» PROBLEM TO WORK ON: Go through the listing and set it down exactly, leaving out its pictures.

» DATA PROVIDED:
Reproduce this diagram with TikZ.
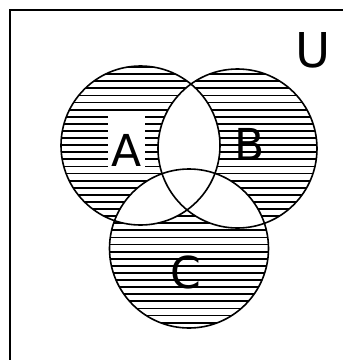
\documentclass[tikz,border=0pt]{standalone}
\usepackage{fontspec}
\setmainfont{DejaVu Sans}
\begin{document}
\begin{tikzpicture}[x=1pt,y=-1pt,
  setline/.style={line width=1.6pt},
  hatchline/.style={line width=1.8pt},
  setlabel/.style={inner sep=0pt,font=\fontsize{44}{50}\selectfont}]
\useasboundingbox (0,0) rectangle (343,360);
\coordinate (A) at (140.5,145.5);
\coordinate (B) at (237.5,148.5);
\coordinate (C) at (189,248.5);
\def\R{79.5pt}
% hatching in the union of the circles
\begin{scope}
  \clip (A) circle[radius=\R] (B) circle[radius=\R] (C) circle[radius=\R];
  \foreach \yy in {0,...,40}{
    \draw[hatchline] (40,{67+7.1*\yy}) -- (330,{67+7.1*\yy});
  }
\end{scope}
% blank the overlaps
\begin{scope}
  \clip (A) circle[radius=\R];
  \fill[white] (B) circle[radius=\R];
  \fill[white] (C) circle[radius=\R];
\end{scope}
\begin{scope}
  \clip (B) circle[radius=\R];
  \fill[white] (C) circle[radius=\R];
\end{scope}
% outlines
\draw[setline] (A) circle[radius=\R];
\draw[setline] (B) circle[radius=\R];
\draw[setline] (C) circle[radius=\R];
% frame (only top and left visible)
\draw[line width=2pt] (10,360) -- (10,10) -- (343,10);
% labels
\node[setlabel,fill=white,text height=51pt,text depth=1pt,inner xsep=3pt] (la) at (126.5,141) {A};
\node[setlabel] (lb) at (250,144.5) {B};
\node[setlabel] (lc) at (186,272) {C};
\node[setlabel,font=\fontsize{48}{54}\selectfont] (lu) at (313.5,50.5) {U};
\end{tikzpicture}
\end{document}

» WRITTEN RESPONSE:
Reproduce this diagram with TikZ.
\documentclass[tikz,border=0pt]{standalone}
\usepackage{fontspec}
\setmainfont{DejaVu Sans}
\begin{document}
\begin{tikzpicture}[x=1pt,y=-1pt,
  setline/.style={line width=1.6pt},
  hatchline/.style={line width=1.8pt},
  setlabel/.style={inner sep=0pt,font=\fontsize{44}{50}\selectfont}]
\useasboundingbox (0,0) rectangle (343,360);
\coordinate (A) at (140.5,145.5);
\coordinate (B) at (237.5,148.5);
\coordinate (C) at (189,248.5);
\def\R{79.5pt}
% hatching in the union of the circles
\begin{scope}
  \clip (A) circle[radius=\R] (B) circle[radius=\R] (C) circle[radius=\R];
  \foreach \yy in {0,...,40}{
    \draw[hatchline] (40,{67+7.1*\yy}) -- (330,{67+7.1*\yy});
  }
\end{scope}
% blank the overlaps
\begin{scope}
  \clip (A) circle[radius=\R];
  \fill[white] (B) circle[radius=\R];
  \fill[white] (C) circle[radius=\R];
\end{scope}
\begin{scope}
  \clip (B) circle[radius=\R];
  \fill[white] (C) circle[radius=\R];
\end{scope}
% outlines
\draw[setline] (A) circle[radius=\R];
\draw[setline] (B) circle[radius=\R];
\draw[setline] (C) circle[radius=\R];
% frame (only top and left visible)
\draw[line width=2pt] (10,360) -- (10,10) -- (343,10);
% labels
\node[setlabel,fill=white,text height=51pt,text depth=1pt,inner xsep=3pt] (la) at (126.5,141) {A};
\node[setlabel] (lb) at (250,144.5) {B};
\node[setlabel] (lc) at (186,272) {C};
\node[setlabel,font=\fontsize{48}{54}\selectfont] (lu) at (313.5,50.5) {U};
\end{tikzpicture}
\end{document}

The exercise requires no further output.